Hier, au cours d’une réunion, un de vos salariés à qui vous reprochiez la mauvaise gestion d’un dossier s’est mis en colère et a claqué la porte en disant qu’il ne reviendrait plus. Un autre est parti en congé et n’a pas repris son poste depuis 2 jours. Un de ses collègues l’aurait entendu dire qu’il n’avait pas l’intention de réintégrer son poste de travail.

Ces situations sont manifestement équivoques et il serait dangereux de considérer d’office ces salariés comme démissionnaires. En effet, si la démission est contestée, le juge pourra requalifier la rupture en un licenciement sans cause réelle et sérieuse.
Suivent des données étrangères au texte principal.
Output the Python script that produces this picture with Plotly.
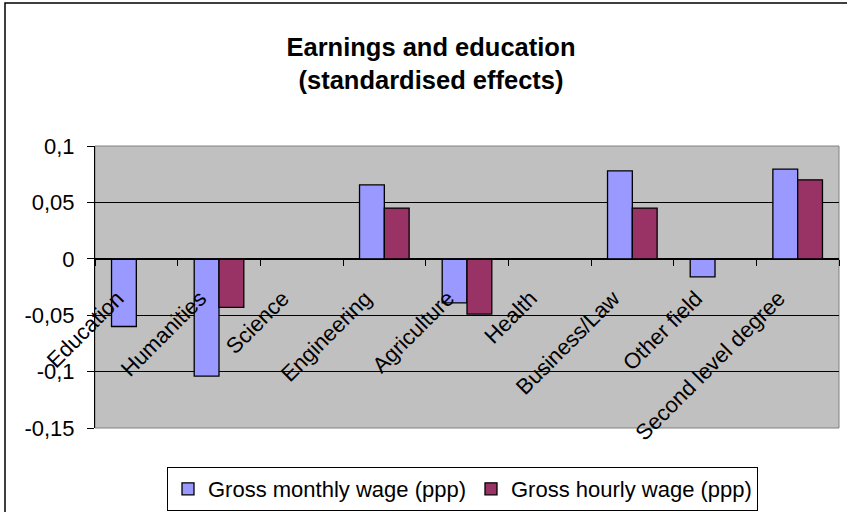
import plotly.graph_objects as go

categories = ["Education", "Humanities", "Science", "Engineering", "Agriculture",
              "Health", "Business/Law", "Other field", "Second level degree"]
monthly = [-0.060, -0.104, None, 0.0655, -0.039, None, 0.078, -0.016, 0.0795]
hourly = [None, -0.043, None, 0.045, -0.049, None, 0.045, None, 0.070]
series_names = ["Gross monthly wage (ppp)", "Gross hourly wage (ppp)"]
y_tickvals = [0.1, 0.05, 0, -0.05, -0.1, -0.15]
y_ticktext = ["0,1", "0,05", "0", "-0,05", "-0,1", "-0,15"]

font_family = "Liberation Sans, Arial, sans-serif"

W, H = 847, 512
ml, mt = 95, 146
mr = W - 839
mb = H - 428
pw = W - ml - mr
ph = H - mt - mb

fig = go.Figure()
fig.add_trace(go.Bar(x=categories, y=monthly, name=series_names[0],
                     marker=dict(color="#9999FF", line=dict(color="black", width=1.3))))
fig.add_trace(go.Bar(x=categories, y=hourly, name=series_names[1],
                     marker=dict(color="#993366", line=dict(color="black", width=1.3))))

fig.update_layout(
    width=W, height=H,
    margin=dict(l=ml, r=mr, t=mt, b=mb, autoexpand=False),
    paper_bgcolor="white",
    plot_bgcolor="#C0C0C0",
    barmode="group",
    bargap=0.4,
    bargroupgap=0,
    font=dict(family=font_family, size=22, color="black"),
    title=dict(text="<b>Earnings and education<br>(standardised effects)</b>",
               x=431 / W, xanchor="center", y=1 - 56 / H, yanchor="middle",
               font=dict(size=25.5, family=font_family), automargin=False),
    showlegend=True,
    legend=dict(orientation="h", x=462.5 / W, xref="container", xanchor="center",
                y=1 - 489 / H, yref="container", yanchor="middle",
                bordercolor="black", borderwidth=1, bgcolor="white",
                font=dict(size=22), itemwidth=30, tracegroupgap=0),
    xaxis=dict(range=[-0.5, len(categories) - 0.5], autorange=False,
               anchor="free", position=0.6, showline=True, linecolor="black", linewidth=1,
               ticks="outside", tickson="boundaries", ticklen=6, tickcolor="black",
               tickangle=-45, ticklabelshift=-19, ticklabelstandoff=17,
               tickfont=dict(size=22), showgrid=False, automargin=False),
    yaxis=dict(range=[-0.15, 0.1], autorange=False, tickvals=y_tickvals, ticktext=y_ticktext,
               showgrid=True, gridcolor="black", gridwidth=1,
               zeroline=True, zerolinecolor="black", zerolinewidth=1,
               showline=True, linecolor="black", linewidth=1,
               ticks="outside", ticklen=7, tickcolor="black", ticklabelstandoff=8,
               tickfont=dict(size=22), automargin=False),
    shapes=[
        dict(type="rect", xref="paper", yref="paper", x0=0, x1=1, y0=0, y1=1,
             line=dict(color="#808080", width=1), layer="below"),
        dict(type="rect", xref="paper", yref="paper",
             x0=(5 - ml) / pw, x1=1.2, y0=-0.5, y1=(H - mb - 3) / ph,
             line=dict(color="black", width=1.5)),
    ],
)

fig.write_html("out.html", config={"displayModeBar": False},
               post_script="document.body.style.margin='0px';")
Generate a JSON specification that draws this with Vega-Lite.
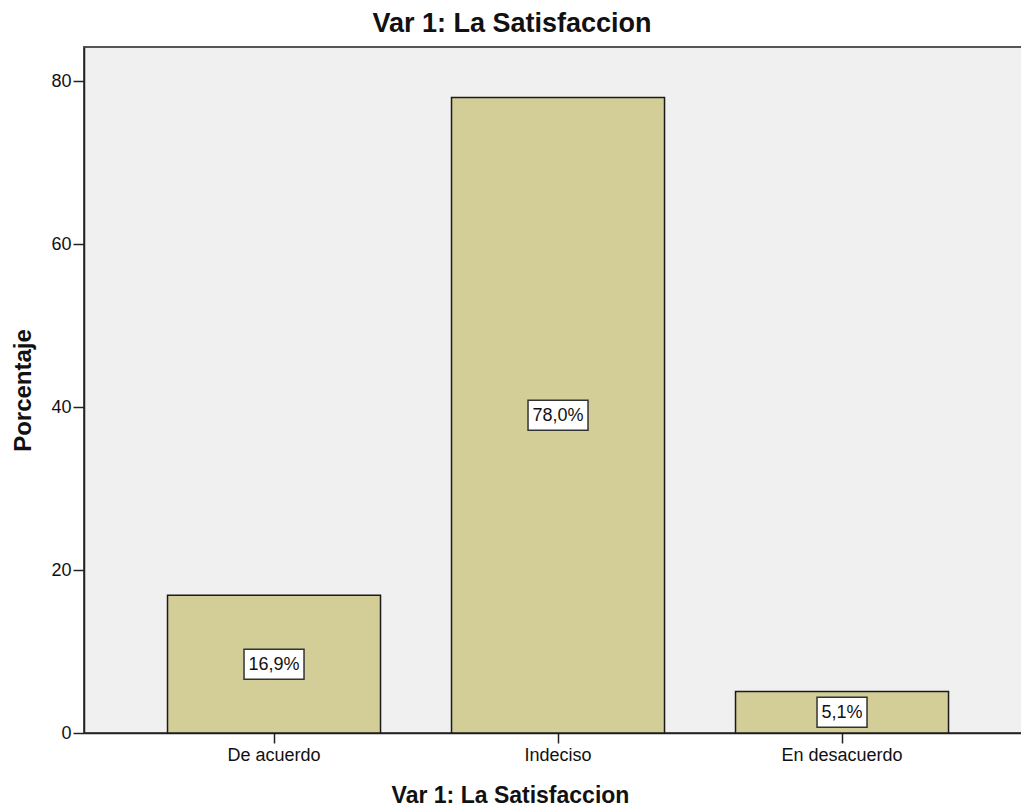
{
  "$schema": "https://vega.github.io/schema/vega-lite/v6.json",
  "autosize": "none",
  "width": 938,
  "height": 686,
  "padding": {"left": 84, "top": 47, "right": 0, "bottom": 74},
  "background": "white",
  "title": {
    "text": "Var 1: La Satisfaccion",
    "font": "Liberation Sans",
    "fontSize": 27,
    "fontWeight": "bold",
    "color": "#111",
    "anchor": "middle",
    "dx": -41,
    "offset": 9
  },
  "data": {
    "values": [
      {"cat": "De acuerdo", "pct": 16.9},
      {"cat": "Indeciso", "pct": 78.0},
      {"cat": "En desacuerdo", "pct": 5.1}
    ]
  },
  "encoding": {
    "x": {
      "field": "cat",
      "type": "nominal",
      "sort": ["De acuerdo", "Indeciso", "En desacuerdo"],
      "scale": {"paddingInner": 0.25, "paddingOuter": 0.2764, "align": 0.532},
      "axis": {
        "title": "Var 1: La Satisfaccion",
        "labelAngle": 0,
        "labelFont": "Liberation Sans",
        "labelFontSize": 18,
        "labelColor": "#111",
        "labelPadding": 3,
        "tickSize": 10,
        "tickColor": "#222",
        "tickWidth": 1.5,
        "domainColor": "#222",
        "domainWidth": 1.5,
        "titleFont": "Liberation Sans",
        "titleFontSize": 23,
        "titleFontWeight": "bold",
        "titleColor": "#111",
        "titleX": 426,
        "titleY": 62,
        "titleBaseline": "middle",
        "titleAnchor": "middle"
      }
    }
  },
  "layer": [
    {
      "mark": {"type": "bar", "fill": "#D3CE97", "stroke": "#1a1a1a", "strokeWidth": 1.5},
      "encoding": {
        "y": {
          "field": "pct",
          "type": "quantitative",
          "scale": {"domain": [0, 84.2], "nice": false},
          "axis": {
            "title": "Porcentaje",
            "values": [0, 20, 40, 60, 80],
            "grid": false,
            "labelFont": "Liberation Sans",
            "labelFontSize": 18,
            "labelColor": "#111",
            "labelPadding": 2,
            "tickSize": 11,
            "tickColor": "#222",
            "tickWidth": 1.5,
            "domainColor": "#222",
            "domainWidth": 1.5,
            "titleFont": "Liberation Sans",
            "titleFontSize": 24,
            "titleFontWeight": "bold",
            "titleColor": "#111",
            "titleX": -61,
            "titleY": 343,
            "titleAngle": -90,
            "titleBaseline": "middle",
            "titleAnchor": "middle"
          }
        }
      }
    },
    {
      "mark": {
        "type": "point",
        "filled": true,
        "fill": "white",
        "opacity": 1,
        "stroke": "#333",
        "strokeWidth": 1.5,
        "shape": {"expr": "datum.pct < 10 ? 'M-1,-0.6H1V0.6H-1Z' : 'M-1,-0.5H1V0.5H-1Z'"},
        "size": {"expr": "datum.pct < 10 ? 2500 : 3600"}
      },
      "encoding": {
        "y": {
          "field": "pct",
          "type": "quantitative",
          "scale": {"domain": [0, 168.4], "nice": false},
          "axis": null
        }
      }
    },
    {
      "mark": {
        "type": "text",
        "font": "Liberation Sans",
        "fontSize": 18,
        "color": "#111",
        "align": "center",
        "baseline": "middle",
        "dy": 1,
        "text": {"expr": "replace(format(datum.pct, '.1f'), '.', ',') + '%'"}
      },
      "encoding": {
        "y": {
          "field": "pct",
          "type": "quantitative",
          "scale": {"domain": [0, 168.4], "nice": false},
          "axis": null
        }
      }
    }
  ],
  "resolve": {"scale": {"y": "independent"}},
  "config": {
    "view": {"fill": "#F0F0F0", "stroke": "#555", "strokeWidth": 2},
    "axis": {"grid": false}
  }
}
Il vous faut donc, au préalable, lever tous les doutes quant à leur décision avant de prendre acte de leur démission.


Vérifier la volonté du salarié de quitter définitivement l’entreprise

En règle générale, le seul comportement du salarié n’est pas suffisant pour que vous puissiez être certain qu’il souhaite démissionner. Pour que son départ soit considéré comme une démission, il faut qu’il ait manifesté une volonté claire et non équivoque de quitter l’entreprise.

La démission doit être mûrement réfléchie ; elle ne doit pas résulter, par exemple, d’une manifestation de colère ou d’une absence injustifiée.

Ainsi, vous ne pouvez pas prendre l’initiative de considérer comme démissionnaire un salarié qui :

  • abandonne son poste ou cesse soudainement de venir travailler ;
  • prolonge ses congés sans aucune explication ;
  • refuse une modification de ses conditions de travail ou de son contrat de travail ;
  • ne respecte pas des dispositions légales, contractuelles ou réglementaires qui s’imposent à lui (horaires de travail, tenue vestimentaire, travail à accomplir, etc.).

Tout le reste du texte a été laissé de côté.